Y en efecto, como luego supe, aquél era el "músico borracho", Modest Mussorgski, el celebrado autor de Boris Godunov, pintado en el año de su muerte, 1881, por Ilia E. Repin, tal vez el mejor de todos aquellos retratistas que habían nutrido las paredes de la Galería Tretiakov. Repin, que había formado parte de los Pintores Itinerantes, el grupo decisivo del arte ruso moderno, tenía en el museo otros ejemplos de su enorme capacidad para el retrato, como la pintura dedicada al compositor Cesar Cui y, por encima de todas, la titulada Tolstói descansando en el bosque, un cuadro que, como el que pintó Nesterov con Bulgákov y Florenski , quería ser fundamentalmente el retrato de una atmósfera espiritual. A este respecto no deja de ser paradójico que Tolstoi, que decía odiar la visión de su rostro, haya sido sin duda, junto con Goethe, el escritor más retratado de todos los tiempos, transformado casi en un tótem. Los artistas peregrinaban a Yasnaya Poliana para pintar una y otra vez al huraño Tolstoi. Repin realizó más de setenta retratos del "gran León", como acostumbraba a llamarlo, una vez establecida entre ellos una cálida amistad. En compañía de Repin, Tolstoi escuchó por primera vez la sonata Kreutzer, de Beethoven, y fue el pintor, que tenía intención de realizar un cuadro sobre el mismo tema, quien narró al escritor la historia que daría pie a la famosa novela tolstoiana Sonata a Kreutzer.
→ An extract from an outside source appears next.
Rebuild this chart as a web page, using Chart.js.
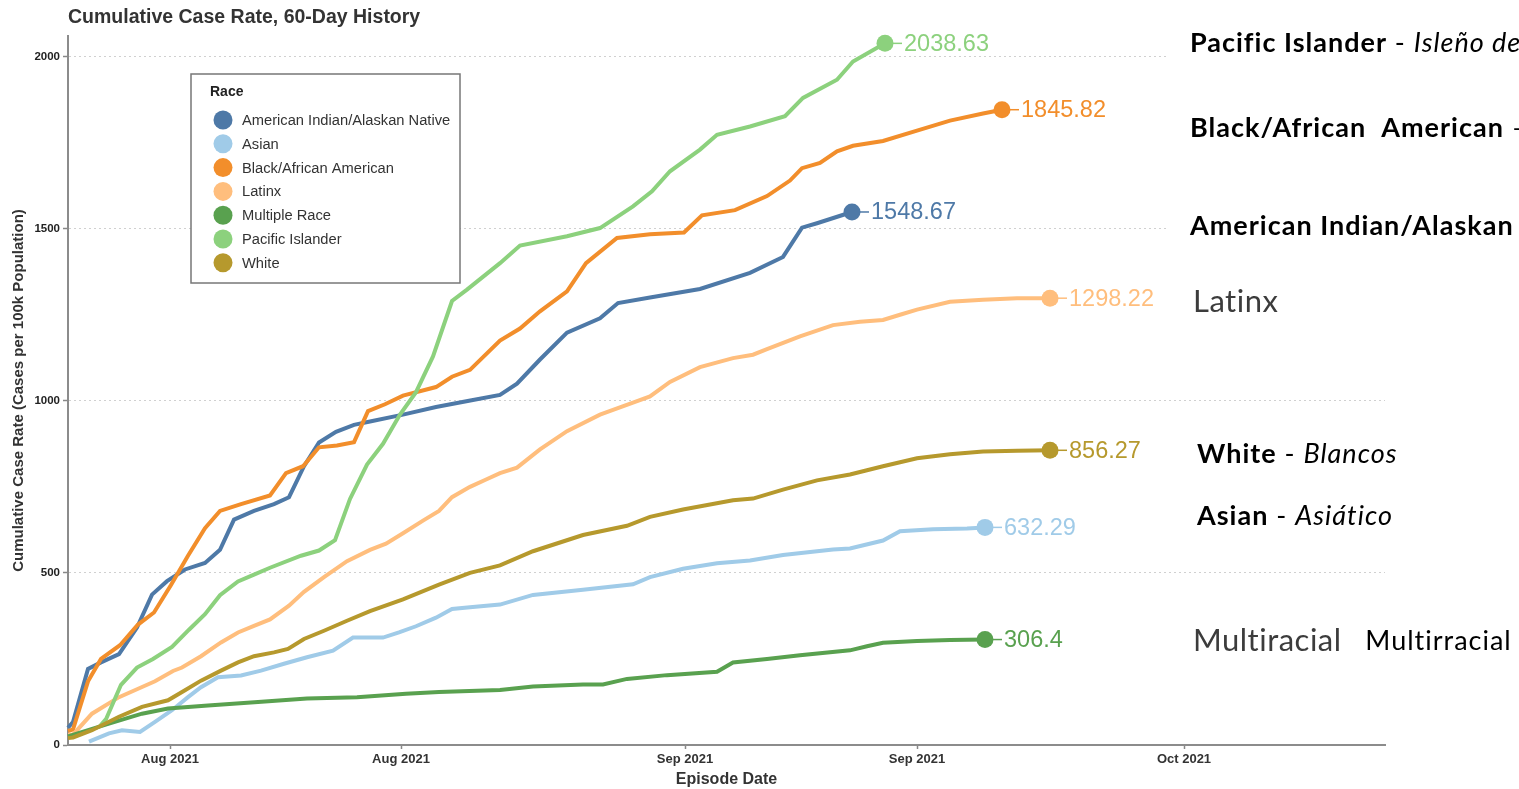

Pero si "el León" cautivó a Repin, ningún modelo, según sus propias palabras, lo conmovió tanto como Mussorgski, de quien era gran amigo -lo llamaba afectuosamente Musorianin- y a quien quiso pintar antes de su pérdida definitiva. Mussorgski, aislado, alcohólico y enfermo, se deslizaba ya por el tramo terminal cuando posó, en tres ocasiones, para su amigo Repin, la última a escasos días de su muerte. Parece que el pintor trabajó intensamente para acabar el cuadro antes de que ésta se produjera.

No sabemos si tuvo éxito en esto. El mecenas Tretiakov, seguidor de Repin y entusiasta de Boris Godunov, adquirió el cuadro sin ni siquiera verlo. Estaba, según dijo, convencido de su maestría. Repin destinó el dinero a la construcción de un monumento a la memoria de Mussorgski.